### Task to carry out
Leave out the pictures, and write out exactly the lines from the beginning of the material to the line holding "const topTicksY = [0,0.01,0.02,0.03,0.04];", that line included, and nothing else.

___ Supplied material

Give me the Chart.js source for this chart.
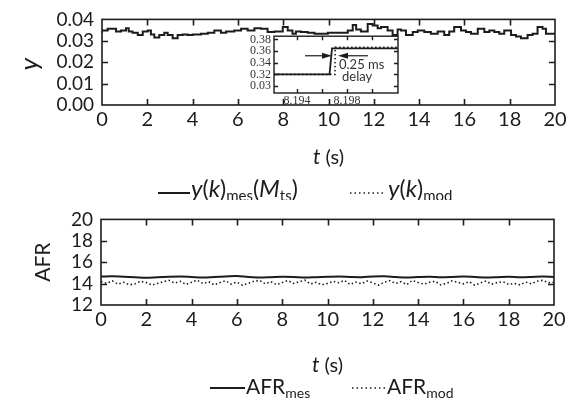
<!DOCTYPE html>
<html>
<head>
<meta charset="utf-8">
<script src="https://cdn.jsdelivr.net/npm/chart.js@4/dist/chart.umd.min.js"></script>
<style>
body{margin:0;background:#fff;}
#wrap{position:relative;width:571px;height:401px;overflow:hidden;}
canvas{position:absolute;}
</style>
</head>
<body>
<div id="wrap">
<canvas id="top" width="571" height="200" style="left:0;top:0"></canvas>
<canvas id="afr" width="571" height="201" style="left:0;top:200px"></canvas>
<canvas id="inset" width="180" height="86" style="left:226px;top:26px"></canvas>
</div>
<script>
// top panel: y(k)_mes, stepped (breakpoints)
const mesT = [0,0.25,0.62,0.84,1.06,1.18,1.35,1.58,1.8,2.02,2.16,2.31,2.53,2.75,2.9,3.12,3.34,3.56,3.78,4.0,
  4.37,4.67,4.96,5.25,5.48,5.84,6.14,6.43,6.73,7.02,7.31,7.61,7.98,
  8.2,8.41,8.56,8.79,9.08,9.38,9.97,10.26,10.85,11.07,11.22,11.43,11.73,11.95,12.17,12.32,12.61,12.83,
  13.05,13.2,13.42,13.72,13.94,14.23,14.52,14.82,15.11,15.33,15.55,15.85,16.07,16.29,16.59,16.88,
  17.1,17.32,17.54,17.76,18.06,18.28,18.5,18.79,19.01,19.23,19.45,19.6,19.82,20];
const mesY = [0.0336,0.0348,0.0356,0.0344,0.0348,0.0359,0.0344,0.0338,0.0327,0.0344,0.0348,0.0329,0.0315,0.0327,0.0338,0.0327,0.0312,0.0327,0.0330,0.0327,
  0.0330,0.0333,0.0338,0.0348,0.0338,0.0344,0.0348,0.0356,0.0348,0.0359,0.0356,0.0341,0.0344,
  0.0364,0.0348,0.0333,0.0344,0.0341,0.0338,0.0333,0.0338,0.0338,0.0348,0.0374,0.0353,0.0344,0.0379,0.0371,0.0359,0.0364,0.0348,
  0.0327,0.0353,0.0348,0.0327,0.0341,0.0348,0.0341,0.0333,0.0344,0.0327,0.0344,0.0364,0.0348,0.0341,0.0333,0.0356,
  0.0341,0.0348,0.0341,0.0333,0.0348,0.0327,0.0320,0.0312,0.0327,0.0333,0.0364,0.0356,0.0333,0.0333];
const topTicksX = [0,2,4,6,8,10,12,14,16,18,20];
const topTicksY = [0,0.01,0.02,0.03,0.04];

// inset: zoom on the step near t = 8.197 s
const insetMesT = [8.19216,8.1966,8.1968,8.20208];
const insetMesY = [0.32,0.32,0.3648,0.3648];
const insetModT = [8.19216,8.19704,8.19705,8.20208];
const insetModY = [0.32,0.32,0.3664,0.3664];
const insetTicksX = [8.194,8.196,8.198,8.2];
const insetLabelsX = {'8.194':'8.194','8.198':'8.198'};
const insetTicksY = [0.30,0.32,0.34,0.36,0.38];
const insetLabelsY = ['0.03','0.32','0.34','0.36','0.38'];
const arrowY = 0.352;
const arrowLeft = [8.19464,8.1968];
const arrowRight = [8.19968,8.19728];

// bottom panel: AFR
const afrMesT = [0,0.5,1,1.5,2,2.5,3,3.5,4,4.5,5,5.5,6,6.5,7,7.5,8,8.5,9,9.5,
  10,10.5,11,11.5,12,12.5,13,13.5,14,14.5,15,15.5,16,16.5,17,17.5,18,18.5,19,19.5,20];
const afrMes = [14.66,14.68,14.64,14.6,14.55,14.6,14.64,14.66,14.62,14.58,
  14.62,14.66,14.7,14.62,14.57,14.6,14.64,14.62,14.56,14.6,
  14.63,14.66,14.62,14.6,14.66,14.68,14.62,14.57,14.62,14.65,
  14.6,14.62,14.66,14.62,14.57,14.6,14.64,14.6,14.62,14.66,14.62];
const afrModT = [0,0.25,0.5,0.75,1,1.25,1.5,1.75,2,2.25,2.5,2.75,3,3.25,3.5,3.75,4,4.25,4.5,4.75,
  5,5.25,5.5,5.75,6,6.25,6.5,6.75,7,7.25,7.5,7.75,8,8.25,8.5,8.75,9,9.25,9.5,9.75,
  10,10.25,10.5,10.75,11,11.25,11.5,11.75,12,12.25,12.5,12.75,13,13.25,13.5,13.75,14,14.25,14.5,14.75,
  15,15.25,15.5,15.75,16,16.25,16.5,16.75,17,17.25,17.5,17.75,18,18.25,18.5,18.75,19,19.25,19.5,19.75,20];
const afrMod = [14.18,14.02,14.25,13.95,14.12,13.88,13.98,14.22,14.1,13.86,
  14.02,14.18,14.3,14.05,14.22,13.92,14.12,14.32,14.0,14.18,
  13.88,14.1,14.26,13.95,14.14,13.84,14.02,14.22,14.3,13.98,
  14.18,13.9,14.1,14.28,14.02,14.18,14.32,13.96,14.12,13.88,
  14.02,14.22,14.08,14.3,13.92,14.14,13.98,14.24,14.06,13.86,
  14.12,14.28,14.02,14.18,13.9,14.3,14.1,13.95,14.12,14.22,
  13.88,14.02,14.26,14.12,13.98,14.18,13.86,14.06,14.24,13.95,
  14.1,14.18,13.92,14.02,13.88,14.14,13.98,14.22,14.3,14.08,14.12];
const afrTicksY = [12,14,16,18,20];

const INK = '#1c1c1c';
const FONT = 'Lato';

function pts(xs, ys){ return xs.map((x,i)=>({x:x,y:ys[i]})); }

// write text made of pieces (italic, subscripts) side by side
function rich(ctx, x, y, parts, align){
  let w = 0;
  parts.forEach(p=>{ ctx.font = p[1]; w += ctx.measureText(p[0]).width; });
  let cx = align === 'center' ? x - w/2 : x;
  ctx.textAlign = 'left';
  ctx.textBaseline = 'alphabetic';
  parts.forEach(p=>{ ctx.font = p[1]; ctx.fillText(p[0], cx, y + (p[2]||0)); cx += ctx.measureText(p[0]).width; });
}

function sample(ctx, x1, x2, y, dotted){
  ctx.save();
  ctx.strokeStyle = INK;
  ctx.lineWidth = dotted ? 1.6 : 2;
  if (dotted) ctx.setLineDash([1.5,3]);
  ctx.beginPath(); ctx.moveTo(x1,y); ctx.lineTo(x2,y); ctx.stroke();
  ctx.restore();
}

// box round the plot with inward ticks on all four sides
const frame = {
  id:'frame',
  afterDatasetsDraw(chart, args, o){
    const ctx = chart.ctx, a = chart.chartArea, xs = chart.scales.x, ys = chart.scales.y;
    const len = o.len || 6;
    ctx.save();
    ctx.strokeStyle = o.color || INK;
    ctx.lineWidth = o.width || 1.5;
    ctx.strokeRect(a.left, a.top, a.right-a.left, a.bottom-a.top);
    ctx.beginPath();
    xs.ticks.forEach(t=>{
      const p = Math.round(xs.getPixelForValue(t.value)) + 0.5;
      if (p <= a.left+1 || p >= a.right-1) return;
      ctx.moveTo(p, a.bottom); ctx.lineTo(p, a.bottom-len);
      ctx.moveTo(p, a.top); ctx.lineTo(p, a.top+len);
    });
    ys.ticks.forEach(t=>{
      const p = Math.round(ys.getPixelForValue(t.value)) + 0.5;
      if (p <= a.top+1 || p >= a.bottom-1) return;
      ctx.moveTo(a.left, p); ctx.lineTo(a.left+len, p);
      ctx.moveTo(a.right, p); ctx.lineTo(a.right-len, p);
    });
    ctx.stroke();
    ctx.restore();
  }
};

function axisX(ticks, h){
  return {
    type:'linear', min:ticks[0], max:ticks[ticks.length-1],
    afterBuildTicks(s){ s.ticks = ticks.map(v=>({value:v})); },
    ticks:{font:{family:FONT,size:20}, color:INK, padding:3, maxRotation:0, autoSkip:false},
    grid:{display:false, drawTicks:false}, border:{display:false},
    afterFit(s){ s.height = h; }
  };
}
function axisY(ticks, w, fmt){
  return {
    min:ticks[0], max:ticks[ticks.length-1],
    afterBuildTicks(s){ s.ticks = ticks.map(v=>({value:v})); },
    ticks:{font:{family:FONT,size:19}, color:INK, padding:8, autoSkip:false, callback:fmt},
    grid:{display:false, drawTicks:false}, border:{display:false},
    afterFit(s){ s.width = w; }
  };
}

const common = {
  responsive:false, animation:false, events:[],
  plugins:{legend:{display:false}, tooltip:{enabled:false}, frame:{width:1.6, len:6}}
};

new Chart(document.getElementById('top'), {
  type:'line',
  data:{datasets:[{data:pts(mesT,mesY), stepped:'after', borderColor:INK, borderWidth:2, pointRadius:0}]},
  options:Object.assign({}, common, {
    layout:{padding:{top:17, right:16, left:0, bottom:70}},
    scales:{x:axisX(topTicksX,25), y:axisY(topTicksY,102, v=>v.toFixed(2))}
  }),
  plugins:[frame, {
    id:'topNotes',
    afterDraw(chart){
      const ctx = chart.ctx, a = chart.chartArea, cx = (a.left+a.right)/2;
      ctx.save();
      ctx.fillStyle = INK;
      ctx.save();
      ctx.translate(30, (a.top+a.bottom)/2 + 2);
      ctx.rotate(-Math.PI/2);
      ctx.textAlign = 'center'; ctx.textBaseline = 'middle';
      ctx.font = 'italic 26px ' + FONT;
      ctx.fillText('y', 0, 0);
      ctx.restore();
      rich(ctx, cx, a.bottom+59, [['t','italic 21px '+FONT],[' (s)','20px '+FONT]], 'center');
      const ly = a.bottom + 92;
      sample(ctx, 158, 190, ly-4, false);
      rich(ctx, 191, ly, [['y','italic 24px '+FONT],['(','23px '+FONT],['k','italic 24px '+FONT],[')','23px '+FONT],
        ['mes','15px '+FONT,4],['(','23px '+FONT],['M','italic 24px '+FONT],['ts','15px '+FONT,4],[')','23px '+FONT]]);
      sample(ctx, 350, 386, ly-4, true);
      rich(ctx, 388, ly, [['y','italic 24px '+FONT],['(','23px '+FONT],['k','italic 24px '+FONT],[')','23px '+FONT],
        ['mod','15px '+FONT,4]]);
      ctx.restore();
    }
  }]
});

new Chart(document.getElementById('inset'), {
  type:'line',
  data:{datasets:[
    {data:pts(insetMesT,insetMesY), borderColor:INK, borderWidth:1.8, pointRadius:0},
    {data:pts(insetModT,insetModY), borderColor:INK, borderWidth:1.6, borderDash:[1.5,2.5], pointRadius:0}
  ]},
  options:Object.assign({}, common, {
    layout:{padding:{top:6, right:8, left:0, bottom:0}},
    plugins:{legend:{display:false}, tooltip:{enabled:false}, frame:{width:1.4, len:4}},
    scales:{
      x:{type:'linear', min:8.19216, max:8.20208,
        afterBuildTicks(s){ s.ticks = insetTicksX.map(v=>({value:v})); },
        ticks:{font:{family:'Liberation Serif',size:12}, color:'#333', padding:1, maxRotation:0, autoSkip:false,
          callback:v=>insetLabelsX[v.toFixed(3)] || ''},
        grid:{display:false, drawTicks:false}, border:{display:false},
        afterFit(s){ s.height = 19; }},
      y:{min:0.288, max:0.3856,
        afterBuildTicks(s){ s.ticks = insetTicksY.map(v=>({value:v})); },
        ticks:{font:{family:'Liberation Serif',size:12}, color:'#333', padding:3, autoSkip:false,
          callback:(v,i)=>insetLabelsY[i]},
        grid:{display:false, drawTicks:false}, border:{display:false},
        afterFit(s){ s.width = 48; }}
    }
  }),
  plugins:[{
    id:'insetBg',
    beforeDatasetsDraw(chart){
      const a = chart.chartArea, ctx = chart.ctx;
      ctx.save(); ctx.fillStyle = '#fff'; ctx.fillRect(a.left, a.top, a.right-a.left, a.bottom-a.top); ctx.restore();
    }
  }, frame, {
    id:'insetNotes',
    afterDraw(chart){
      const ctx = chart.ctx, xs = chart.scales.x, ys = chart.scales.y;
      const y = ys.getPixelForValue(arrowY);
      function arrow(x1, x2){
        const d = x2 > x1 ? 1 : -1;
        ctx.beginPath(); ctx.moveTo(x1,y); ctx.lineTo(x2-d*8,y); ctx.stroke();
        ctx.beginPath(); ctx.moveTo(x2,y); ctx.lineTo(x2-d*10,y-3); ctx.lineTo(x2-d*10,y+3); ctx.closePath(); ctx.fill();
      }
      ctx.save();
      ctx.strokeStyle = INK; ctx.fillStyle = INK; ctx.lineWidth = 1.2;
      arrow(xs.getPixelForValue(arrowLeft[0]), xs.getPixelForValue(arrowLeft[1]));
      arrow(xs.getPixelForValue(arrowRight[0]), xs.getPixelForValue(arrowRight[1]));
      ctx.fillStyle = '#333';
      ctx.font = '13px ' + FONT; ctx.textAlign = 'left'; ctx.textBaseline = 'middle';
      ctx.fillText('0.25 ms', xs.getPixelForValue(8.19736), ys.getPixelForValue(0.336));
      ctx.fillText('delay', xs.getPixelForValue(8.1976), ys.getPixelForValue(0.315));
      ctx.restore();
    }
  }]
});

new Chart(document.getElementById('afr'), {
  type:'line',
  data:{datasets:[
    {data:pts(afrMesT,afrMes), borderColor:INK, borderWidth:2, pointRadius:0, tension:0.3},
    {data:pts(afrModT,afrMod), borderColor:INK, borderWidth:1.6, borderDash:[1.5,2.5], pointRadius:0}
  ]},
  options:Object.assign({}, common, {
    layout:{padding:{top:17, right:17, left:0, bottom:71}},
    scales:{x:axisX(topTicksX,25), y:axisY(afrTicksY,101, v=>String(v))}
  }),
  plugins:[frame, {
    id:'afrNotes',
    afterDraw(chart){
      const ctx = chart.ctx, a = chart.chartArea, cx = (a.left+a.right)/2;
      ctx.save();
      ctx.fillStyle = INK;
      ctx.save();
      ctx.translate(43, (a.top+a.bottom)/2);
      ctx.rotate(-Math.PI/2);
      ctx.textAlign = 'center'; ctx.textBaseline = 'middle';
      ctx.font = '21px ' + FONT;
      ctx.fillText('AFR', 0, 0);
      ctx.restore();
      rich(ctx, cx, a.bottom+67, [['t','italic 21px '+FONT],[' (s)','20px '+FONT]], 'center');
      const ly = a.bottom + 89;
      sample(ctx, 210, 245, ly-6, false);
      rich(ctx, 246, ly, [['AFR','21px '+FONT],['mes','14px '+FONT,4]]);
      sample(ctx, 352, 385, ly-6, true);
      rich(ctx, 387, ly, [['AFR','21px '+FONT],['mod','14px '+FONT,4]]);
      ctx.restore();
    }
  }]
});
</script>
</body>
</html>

______

### Result of the task
Give me the Chart.js source for this chart.
<!DOCTYPE html>
<html>
<head>
<meta charset="utf-8">
<script src="https://cdn.jsdelivr.net/npm/chart.js@4/dist/chart.umd.min.js"></script>
<style>
body{margin:0;background:#fff;}
#wrap{position:relative;width:571px;height:401px;overflow:hidden;}
canvas{position:absolute;}
</style>
</head>
<body>
<div id="wrap">
<canvas id="top" width="571" height="200" style="left:0;top:0"></canvas>
<canvas id="afr" width="571" height="201" style="left:0;top:200px"></canvas>
<canvas id="inset" width="180" height="86" style="left:226px;top:26px"></canvas>
</div>
<script>
// top panel: y(k)_mes, stepped (breakpoints)
const mesT = [0,0.25,0.62,0.84,1.06,1.18,1.35,1.58,1.8,2.02,2.16,2.31,2.53,2.75,2.9,3.12,3.34,3.56,3.78,4.0,
  4.37,4.67,4.96,5.25,5.48,5.84,6.14,6.43,6.73,7.02,7.31,7.61,7.98,
  8.2,8.41,8.56,8.79,9.08,9.38,9.97,10.26,10.85,11.07,11.22,11.43,11.73,11.95,12.17,12.32,12.61,12.83,
  13.05,13.2,13.42,13.72,13.94,14.23,14.52,14.82,15.11,15.33,15.55,15.85,16.07,16.29,16.59,16.88,
  17.1,17.32,17.54,17.76,18.06,18.28,18.5,18.79,19.01,19.23,19.45,19.6,19.82,20];
const mesY = [0.0336,0.0348,0.0356,0.0344,0.0348,0.0359,0.0344,0.0338,0.0327,0.0344,0.0348,0.0329,0.0315,0.0327,0.0338,0.0327,0.0312,0.0327,0.0330,0.0327,
  0.0330,0.0333,0.0338,0.0348,0.0338,0.0344,0.0348,0.0356,0.0348,0.0359,0.0356,0.0341,0.0344,
  0.0364,0.0348,0.0333,0.0344,0.0341,0.0338,0.0333,0.0338,0.0338,0.0348,0.0374,0.0353,0.0344,0.0379,0.0371,0.0359,0.0364,0.0348,
  0.0327,0.0353,0.0348,0.0327,0.0341,0.0348,0.0341,0.0333,0.0344,0.0327,0.0344,0.0364,0.0348,0.0341,0.0333,0.0356,
  0.0341,0.0348,0.0341,0.0333,0.0348,0.0327,0.0320,0.0312,0.0327,0.0333,0.0364,0.0356,0.0333,0.0333];
const topTicksX = [0,2,4,6,8,10,12,14,16,18,20];
const topTicksY = [0,0.01,0.02,0.03,0.04];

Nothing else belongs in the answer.